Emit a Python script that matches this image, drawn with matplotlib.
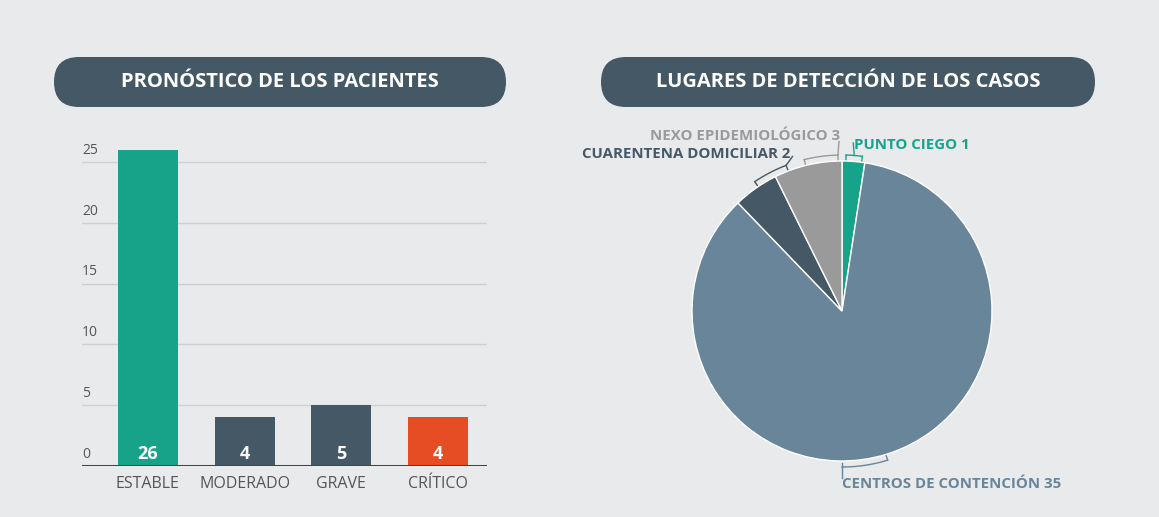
import numpy as np
import matplotlib
matplotlib.use("Agg")
import matplotlib.pyplot as plt
from matplotlib.patches import FancyBboxPatch

# 数据：左侧柱状图（患者预后）
bar_categories = ["ESTABLE", "MODERADO", "GRAVE", "CRÍTICO"]
bar_values = [26, 4, 5, 4]
bar_colors = ["#17a38a", "#455866", "#455866", "#e64d24"]
y_ticks = [0, 5, 10, 15, 20, 25]

# 数据：右侧饼图（检测地点），顺时针自顶部开始
pie_labels = ["PUNTO CIEGO", "CENTROS DE CONTENCIÓN", "CUARENTENA DOMICILIAR", "NEXO EPIDEMIOLÓGICO"]
pie_values = [1, 35, 2, 3]
pie_colors = ["#17a38a", "#69859a", "#455866", "#9a9a9a"]

titles = ["PRONÓSTICO DE LOS PACIENTES", "LUGARES DE DETECCIÓN DE LOS CASOS"]

BG = "#e9eaec"
PILL = "#455866"
TEXT = "#555555"
FONT = ["Open Sans", "DejaVu Sans"]

W, H = 1159, 517
fig = plt.figure(figsize=(W / 100, H / 100), dpi=100)
fig.patch.set_facecolor(BG)


def px_axes(left, top, width, height):
    # 以像素为单位添加坐标轴（原点在左上角）
    return fig.add_axes([left / W, (H - top - height) / H, width / W, height / H])


# 标题胶囊
ov = px_axes(0, 0, W, H)
ov.set_xlim(0, W)
ov.set_ylim(H, 0)
ov.axis("off")
for (x0, x1), title in zip([(54, 506), (601, 1095)], titles):
    ov.add_patch(FancyBboxPatch((x0, 57), x1 - x0, 50,
                                boxstyle="round,pad=0,rounding_size=25",
                                fc=PILL, ec="none"))
    ov.text((x0 + x1) / 2, 82, title, color="white", fontsize=14.5, fontweight="bold",
            ha="center", va="center", family=FONT)

# 柱状图
unit = 12.16
ymax = 27
ax = px_axes(82, 466 - ymax * unit, 405, ymax * unit)
ax.set_facecolor("none")
x = np.arange(len(bar_values))
ax.bar(x, bar_values, width=0.62, color=bar_colors, zorder=2)
ax.set_xlim(-0.68, 3.505)
ax.set_ylim(0, ymax)
for s in ax.spines.values():
    s.set_visible(False)
ax.set_xticks([])
ax.set_yticks([])
for t in y_ticks[1:]:
    ax.axhline(t, color="#cfd0d2", lw=1, zorder=1)
ax.axhline(0, color="#444444", lw=2.2, zorder=3)
for t in y_ticks:
    ax.annotate(str(t), (0, t), xycoords=("axes fraction", "data"),
                xytext=(0, 3), textcoords="offset points",
                ha="left", va="bottom", fontsize=10, color=TEXT, family=FONT)
for xi, v, cat in zip(x, bar_values, bar_categories):
    ax.annotate(str(v), (xi, 0), xytext=(0, 2), textcoords="offset points",
                ha="center", va="bottom", fontsize=13, fontweight="bold",
                color="white", family=FONT, zorder=4)
    ax.annotate(cat, (xi, 0), xytext=(0, -7), textcoords="offset points",
                ha="center", va="top", fontsize=11.5, color=TEXT, family=FONT)

# 饼图：圆心 (842, 311)，半径 150 像素
R = 150.0
cx, cy = 842, 311
pl, pr, pt, pb = 560, 1130, 110, 510
pax = px_axes(pl, pt, pr - pl, pb - pt)
wedges, _ = pax.pie(pie_values, colors=pie_colors, startangle=90, counterclock=False,
                    wedgeprops=dict(edgecolor="white", linewidth=1))
pax.set_aspect("auto")
pax.set_xlim((pl - cx) / R, (pr - cx) / R)
pax.set_ylim((cy - pb) / R, (cy - pt) / R)


def bracket(a1, a2, stem_at, stem_end, color, rb=1.04):
    # 沿弧线绘制括号形引线，stem_at 为引出端（角度），stem_end 为标签端点
    ang = np.radians(np.linspace(a1, a2, 30))
    pax.plot(rb * np.cos(ang), rb * np.sin(ang), color=color, lw=1)
    for a in (a1, a2):
        r = np.radians(a)
        pax.plot([rb * np.cos(r), 1.01 * np.cos(r)], [rb * np.sin(r), 1.01 * np.sin(r)],
                 color=color, lw=1)
    r = np.radians(stem_at)
    sx, sy = rb * np.cos(r), rb * np.sin(r)
    pax.plot([sx, stem_end[0]], [sy, stem_end[1]], color=color, lw=1)


label_cfg = {
    "PUNTO CIEGO": dict(pos=(0.08, 1.107), ha="left", br=(82.5, 88.5, 85.5), stem=(0.075, 1.12)),
    "NEXO EPIDEMIOLÓGICO": dict(pos=(-0.013, 1.167), ha="right", br=(91.5, 104, 91.5), stem=(-0.02, 1.13)),
    "CUARENTENA DOMICILIAR": dict(pos=(-0.347, 1.047), ha="right", br=(111, 124, 111), stem=(-0.33, 1.03)),
    "CENTROS DE CONTENCIÓN": dict(pos=(0.0, -1.153), ha="left", br=(270, 287, 270), stem=(0.0, -1.11)),
}
for lab, val, col in zip(pie_labels, pie_values, pie_colors):
    cfg = label_cfg[lab]
    a1, a2, st = cfg["br"]
    bracket(a1, a2, st, cfg["stem"], col)
    pax.text(cfg["pos"][0], cfg["pos"][1], f"{lab} {val}", ha=cfg["ha"], va="center",
             fontsize=10.8, fontweight="bold", color=col, family=FONT)

fig.savefig("out.png", dpi=100, facecolor=BG)
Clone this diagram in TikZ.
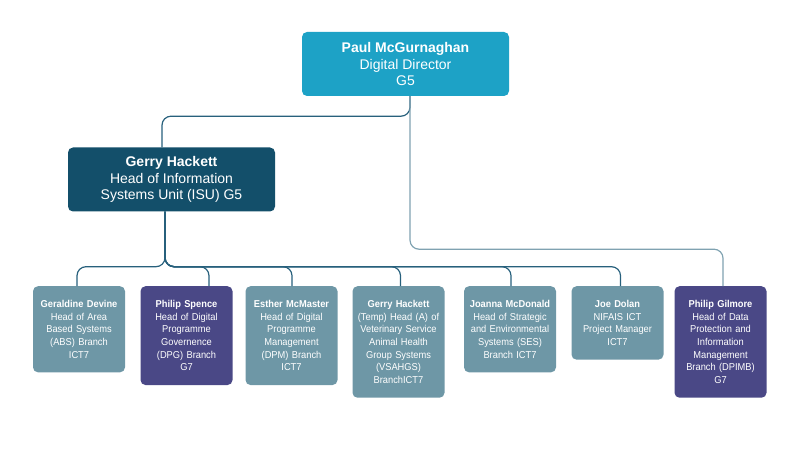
\documentclass[tikz,border=0pt]{standalone}
\usepackage{fontspec}
\setmainfont{Liberation Sans}
\newfontfamily\narrowfont[FakeStretch=0.93]{Liberation Sans}

\definecolor{directorblue}{HTML}{1DA2C6}
\definecolor{isublue}{HTML}{134F6A}
\definecolor{staffgrey}{HTML}{6E97A6}
\definecolor{staffpurple}{HTML}{4A4886}
\definecolor{linkdark}{HTML}{27607C}
\definecolor{linklight}{HTML}{7FA2B1}

\begin{document}
\begin{tikzpicture}[x=1pt,y=-1pt,
  box/.style={rounded corners=5pt, text=white, align=center, inner xsep=0pt},
  headbox/.style={box, minimum width=207pt, minimum height=64pt, inner ysep=0pt,
    font=\fontsize{14}{16.7}\selectfont},
  staffbox/.style={box, anchor=north, text width=92pt, inner ysep=14pt,
    font=\narrowfont\fontsize{10}{12.7}\selectfont},
  link/.style={line width=1.2pt, rounded corners=9pt}]
  \useasboundingbox (0,0) rectangle (800,462);

  % heads
  \node[headbox, fill=directorblue] (director) at (405.5,64)
    {\textbf{Paul McGurnaghan}\\Digital Director\\G5};
  \node[headbox, fill=isublue] (isu) at (171.5,179.5)
    {\textbf{Gerry Hackett}\\Head of Information\\Systems Unit (ISU) G5};

  % branches
  \node[staffbox, fill=staffgrey] (geraldine) at (79,286)
    {\textbf{Geraldine Devine}\\Head of Area\\Based Systems\\(ABS) Branch\\ICT7};
  \node[staffbox, fill=staffpurple] (spence) at (186.5,286)
    {\textbf{Philip Spence}\\Head of Digital\\Programme\\Governence\\(DPG) Branch\\G7};
  \node[staffbox, fill=staffgrey] (esther) at (291.5,286)
    {\textbf{Esther McMaster}\\Head of Digital\\Programme\\Management\\(DPM) Branch\\ICT7};
  \node[staffbox, fill=staffgrey] (gerryvs) at (398.5,286)
    {\textbf{Gerry Hackett}\\(Temp) Head (A) of\\Veterinary Service\\Animal Health\\Group Systems\\(VSAHGS)\\BranchICT7};
  \node[staffbox, fill=staffgrey] (joanna) at (510,286)
    {\textbf{Joanna McDonald}\\Head of Strategic\\and Environmental\\Systems (SES)\\Branch ICT7};
  \node[staffbox, fill=staffgrey] (joe) at (617.5,286)
    {\textbf{Joe Dolan}\\NIFAIS ICT\\Project Manager\\ICT7};
  \node[staffbox, fill=staffpurple] (gilmore) at (720.5,286)
    {\textbf{Philip Gilmore}\\Head of Data\\Protection and\\Information\\Management\\Branch (DPIMB)\\G7};

  % connectors
  \draw[link, draw=linkdark] ([xshift=4.5pt]director.south) -- ++(0,20) -| ([xshift=-9.5pt]isu.north);
  \draw[link, draw=linklight] ([xshift=4.5pt]director.south) -- ++(0,153) -| ([xshift=2.5pt]gilmore.north);
  \foreach \c/\s in {geraldine/-2, spence/22.5, esther/0.5, gerryvs/2, joanna/1, joe/3}
    \draw[link, draw=linkdark] ([xshift=-6.5pt]isu.south) -- ++(0,55) -| ([xshift=\s pt]\c.north);
\end{tikzpicture}
\end{document}
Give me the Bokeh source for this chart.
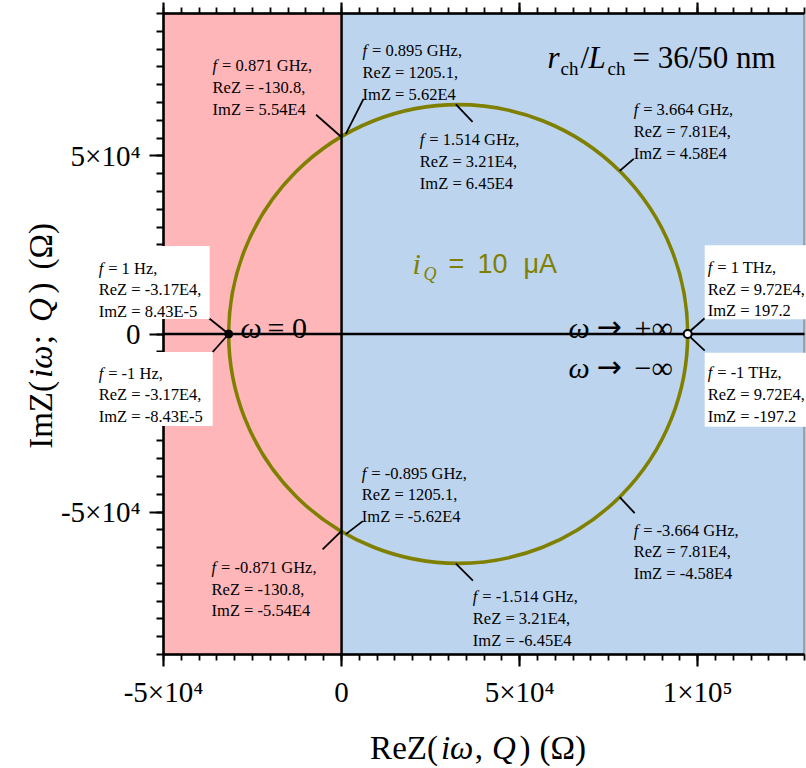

EXERCISE DETAILS:
Tally how many lines in the material above hold the word "this". Write only that number.

ANSWER:
3